++++ Data section ++++

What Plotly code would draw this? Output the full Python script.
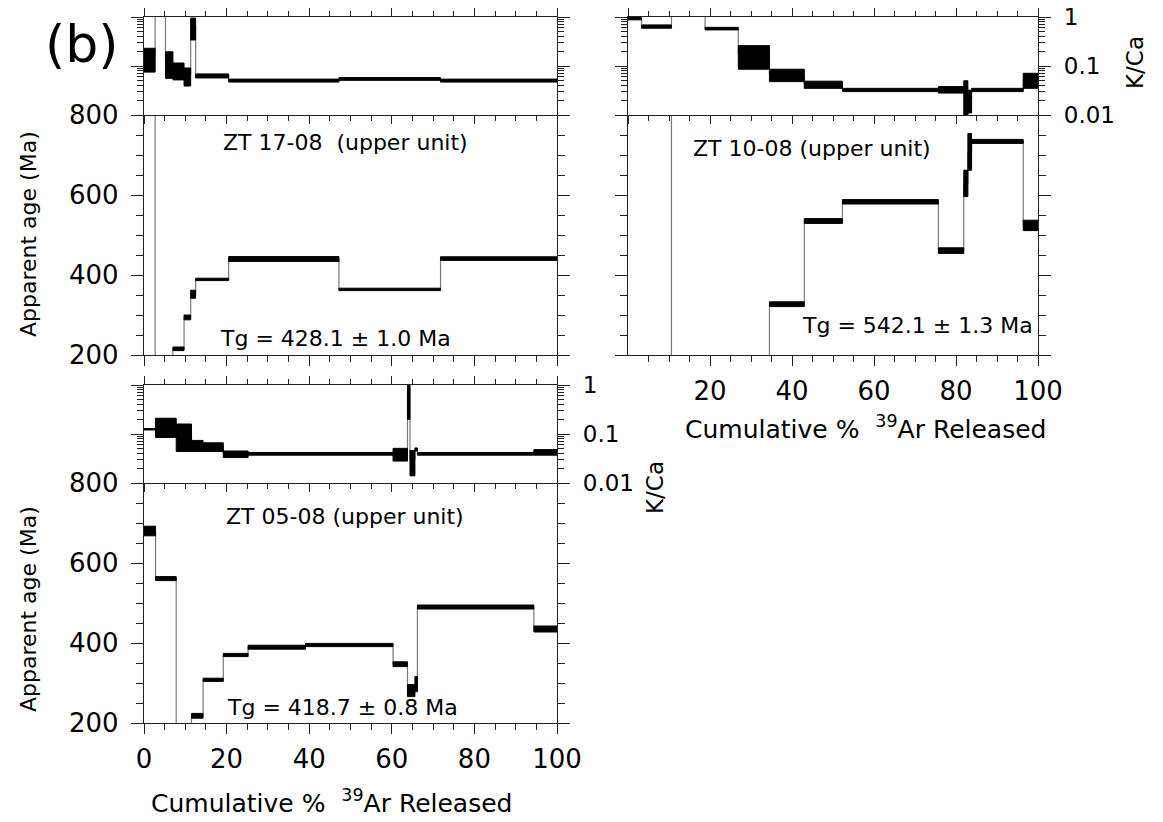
import plotly.graph_objects as go

W, H = 1163, 822

# ---------------- data ----------------
# ZT 17-08 (upper unit)  -- step boundaries (cumulative % 39Ar)
a_cum = [0, 2.7, 5.2, 7.0, 9.7, 11.3, 12.5, 20.5, 47.2, 71.8, 100]
a_age = [950, 150, 150, 215.5, 294, 352, 389, 440, 364, 441]
a_age_err = [10, 10, 10, 4.5, 6, 10, 3, 6, 3, 4.5]
a_kca = [0.1525, 2.0, 0.1255, 0.0835, 0.065, 0.645, 0.063, 0.0505, 0.0545, 0.0505]
a_kca_err = [0.0775, 0.2, 0.0695, 0.0315, 0.026, 0.305, 0.006, 0.0035, 0.0035, 0.0035]

# ZT 10-08 (upper unit)
b_cum = [0, 3.3, 10.6, 18.8, 26.9, 34.5, 43.0, 52.3, 75.7, 81.9, 82.9, 83.8, 96.4, 100]
b_age = [1200, 1200, 100, 100, 100, 327, 535, 583, 461, 629, 708, 734, 524]
b_age_err = [10, 10, 10, 10, 10, 6, 6, 5.5, 7, 33, 46, 5, 13]
b_kca = [0.93, 0.64, 1.5, 0.58, 0.173, 0.067, 0.042, 0.0325, 0.033, 0.0275, 0.0215, 0.0325, 0.053]
b_kca_err = [0.055, 0.05, 0.1, 0.035, 0.087, 0.019, 0.007, 0.0025, 0.005, 0.0225, 0.0105, 0.0025, 0.018]

# ZT 05-08 (upper unit)
c_cum = [0, 2.8, 7.8, 11.5, 14.3, 19.2, 25.2, 39.1, 60.3, 63.8, 64.4, 65.6, 66.2, 94.4, 100]
c_age = [680, 561, 150, 218, 308, 370, 389.5, 395, 347, 281, 281, 297, 490, 435]
c_age_err = [12, 5, 10, 6, 4, 4, 5, 4, 6, 15, 15, 19, 5, 7.5]
c_kca = [0.125, 0.1475, 0.102, 0.059, 0.055, 0.039, 0.0395, 0.0395, 0.0395, 0.85, 0.030, 0.0485, 0.0395, 0.0425]
c_kca_err = [0.004, 0.0625, 0.058, 0.015, 0.011, 0.006, 0.0025, 0.0025, 0.0115, 0.65, 0.016, 0.0035, 0.0025, 0.0055]

labels = ["ZT 17-08  (upper unit)", "ZT 10-08 (upper unit)", "ZT 05-08 (upper unit)"]
tg_labels = ["Tg = 428.1 \u00b1 1.0 Ma", "Tg = 542.1 \u00b1 1.3 Ma", "Tg = 418.7 \u00b1 0.8 Ma"]

age_ticks = [200, 400, 600, 800]
age_minor = [v for v in range(250, 800, 50) if v not in (400, 600)]
x_ticks = [0, 20, 40, 60, 80, 100]
x_minor = [v for v in range(5, 100, 5) if v % 20 != 0]
kca_ticks = [0.01, 0.1, 1]
kca_ticktext = ["0.01", "0.1", "1"]
kca_minor = [m * d for d in (0.01, 0.1) for m in range(2, 10)]

FONT = "DejaVu Sans"

fig = go.Figure()


def add_spectrum(cum, val, err, xa, ya):
    bx, by, cx, cy = [], [], [], []
    for i in range(len(val)):
        x0, x1 = cum[i], cum[i + 1]
        lo, hi = val[i] - err[i], val[i] + err[i]
        bx += [x0, x1, x1, x0, x0, None]
        by += [lo, lo, hi, hi, lo, None]
        if i > 0:
            cx += [x0, x0, None]
            cy += [val[i - 1], val[i], None]
    fig.add_trace(go.Scatter(x=cx, y=cy, mode="lines", xaxis=xa, yaxis=ya,
                             line=dict(color="#7a7a7a", width=1.2), hoverinfo="skip"))
    fig.add_trace(go.Scatter(x=bx, y=by, mode="lines", fill="toself", xaxis=xa, yaxis=ya,
                             fillcolor="black", line=dict(color="black", width=1), hoverinfo="skip"))


# axes: x/y = A age, x2/y2 = A kca, x3/y3 = B age, x4/y4 = B kca, x5/y5 = C age, x6/y6 = C kca
add_spectrum(a_cum, a_age, a_age_err, "x", "y")
add_spectrum(a_cum, a_kca, a_kca_err, "x2", "y2")
add_spectrum(b_cum, b_age, b_age_err, "x3", "y3")
add_spectrum(b_cum, b_kca, b_kca_err, "x4", "y4")
add_spectrum(c_cum, c_age, c_age_err, "x5", "y5")
add_spectrum(c_cum, c_kca, c_kca_err, "x6", "y6")

XL = [144 / W, 557 / W]
XR = [628 / W, 1038 / W]


def ydom(top, bottom):
    return [1 - bottom / H, 1 - top / H]


base = dict(showline=True, linecolor="#222", linewidth=1.3, ticks="outside",
            tickcolor="#222", tickwidth=1.2, showgrid=False, zeroline=False,
            automargin=False,
            tickfont=dict(family=FONT, size=26, color="black"))

minor_base = dict(tickmode="array", ticks="outside", tickcolor="#222", tickwidth=1.2,
                  showgrid=False)


def xage(dom, anchor, labels_on, vals):
    return dict(base, domain=dom, anchor=anchor, range=[0, 100], tickmode="array",
                tickvals=vals, ticklen=10, mirror=False, showticklabels=labels_on,
                ticklabelstandoff=3,
                minor=dict(minor_base, tickvals=x_minor, ticklen=6))


def xkca(dom, anchor):
    return dict(base, domain=dom, anchor=anchor, range=[0, 100], tickmode="array",
                tickvals=x_ticks, ticklen=8, mirror="ticks", showticklabels=False,
                minor=dict(minor_base, tickvals=x_minor, ticklen=5))


def yage(dom, anchor, labels_on):
    return dict(base, domain=dom, anchor=anchor, range=[200, 800], tickmode="array",
                tickvals=age_ticks, ticklen=12, mirror="ticks", showticklabels=labels_on,
                ticklabelstandoff=7,
                minor=dict(minor_base, tickvals=age_minor, ticklen=7))


def ykca(dom, anchor, side, labels_on):
    d = dict(base, domain=dom, anchor=anchor, type="log", range=[-2, 0], tickmode="array",
             tickvals=kca_ticks, ticktext=kca_ticktext, ticklen=12, mirror="ticks",
             side=side, showticklabels=labels_on, ticklabelstandoff=8,
             minor=dict(minor_base, tickvals=kca_minor, ticklen=6))
    d["tickfont"] = dict(family=FONT, size=23, color="black")
    return d


fig.update_layout(
    width=W, height=H, margin=dict(l=0, r=0, t=0, b=0, pad=0, autoexpand=False),
    paper_bgcolor="white", plot_bgcolor="white", showlegend=False,
    xaxis=xage(XL, "y", False, x_ticks),
    yaxis=yage(ydom(115, 355), "x", True),
    xaxis2=xkca(XL, "y2"),
    yaxis2=ykca(ydom(17, 115), "x2", "left", False),
    xaxis3=xage(XR, "y3", True, [20, 40, 60, 80, 100]),
    yaxis3=yage(ydom(115, 355), "x3", False),
    xaxis4=xkca(XR, "y4"),
    yaxis4=ykca(ydom(17, 115), "x4", "right", True),
    xaxis5=xage(XL, "y5", True, x_ticks),
    yaxis5=yage(ydom(483, 723), "x5", True),
    xaxis6=xkca(XL, "y6"),
    yaxis6=ykca(ydom(385, 483), "x6", "right", True),
)


def ann(text, px, py, size, angle=0):
    fig.add_annotation(text=text, x=px / W, y=1 - py / H, xref="paper", yref="paper",
                       xanchor="center", yanchor="middle", showarrow=False, textangle=angle,
                       font=dict(family=FONT, size=size, color="black"))


ann("(b)", 82, 44, 52)
ann(labels[0], 345, 143, 22)
ann(tg_labels[0], 335, 338, 22)
ann(labels[1], 812, 148, 22)
ann(tg_labels[1], 917, 325, 22)
ann(labels[2], 345, 516, 22)
ann(tg_labels[2], 342, 707, 22)

ann("Apparent age (Ma)", 28, 234, 22, -90)
ann("Apparent age (Ma)", 28, 609, 22, -90)
ann("K/Ca", 1135, 63, 23, -90)
ann("K/Ca", 655, 488, 23, -90)
ann("Cumulative %  <sup>39</sup>Ar Released", 865, 427, 25)
ann("Cumulative %  <sup>39</sup>Ar Released", 331, 801, 25)

fig.write_html("out.html")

++++

**Written exercise**
From the first line of the material down to the line containing "0.0035, 0.0035, 0.0035]", inclusive, return each line exactly, skipping any picture.

**Task response**
What Plotly code would draw this? Output the full Python script.
import plotly.graph_objects as go

W, H = 1163, 822

# ---------------- data ----------------
# ZT 17-08 (upper unit)  -- step boundaries (cumulative % 39Ar)
a_cum = [0, 2.7, 5.2, 7.0, 9.7, 11.3, 12.5, 20.5, 47.2, 71.8, 100]
a_age = [950, 150, 150, 215.5, 294, 352, 389, 440, 364, 441]
a_age_err = [10, 10, 10, 4.5, 6, 10, 3, 6, 3, 4.5]
a_kca = [0.1525, 2.0, 0.1255, 0.0835, 0.065, 0.645, 0.063, 0.0505, 0.0545, 0.0505]
a_kca_err = [0.0775, 0.2, 0.0695, 0.0315, 0.026, 0.305, 0.006, 0.0035, 0.0035, 0.0035]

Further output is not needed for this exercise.